Conclusion and Results

We tested our system against swapping to disk, mirroring, and the original Nswap algorithm without reliability using three workloads designed to test both cases when disk swapping is expected to perform well and when disk swapping is expected to perform poorly. We were pleased with the results. Nswap with reliability was only marginally worse than the original Nswap system, and better than mirroring. As expected, all three versions of Nswap were significantly better than swapping to disk.

Publications

"Reliability for Nswap", Jenny Barry, America Holloway, Heather Jones, Advisor: Tia Newhall, Tenth Annual Consortium for Computing Sciences in Colleges Northeastern Conference Student Research Poster Session, Providence, RI, April 2005

www.cs.swarthmore.edu/~newhall/creu

References

  1. Anurag Acharya and Sanjeev Setia. Availability and Utility of Idle Memory on Workstation Clusters. In ACM SIGMETRICS Conference on Measuring and Modeling of Computer Systems, pages 35-46, May 1999.
  2. Remzi H. Arpaci, Andrea C. Dusseau, Amin M. Vahdat, Lok T. Liu, Thomas E. Anderson, and David A. Patterson. The Interaction of Parallel and Sequential Workloads on a Network of Workstations. In ACM SIGMETRICS Conference on Measurement and Modeling of Computer Systems, pages 267-278, 1995.
  3. John L. Hennessy and David A. Patterson.
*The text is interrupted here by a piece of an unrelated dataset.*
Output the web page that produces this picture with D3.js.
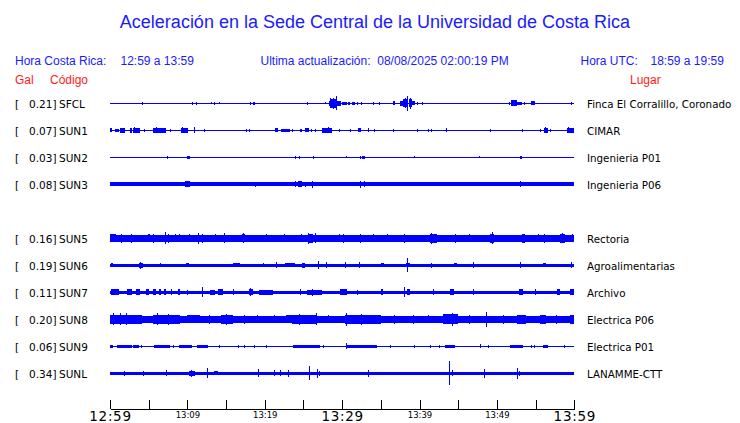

Computer Architectures A Quantitative Approach, 3rd Edition. Morgan Kaufman, 2002.
  4. Evangelos P. Markatos and George Dramitinos. Implementation of a Reliable Remote Memory Pager. In USENIX 1996 Annual Technical Conference, 1996.
  5. David A. Patterson, Garth Gibson, and Randy H. Katz. A case for redundant arrays of inexpensive disks (RAID). In ACM SIGMOD International Conference on Management of Data, pages 109-116, 1988.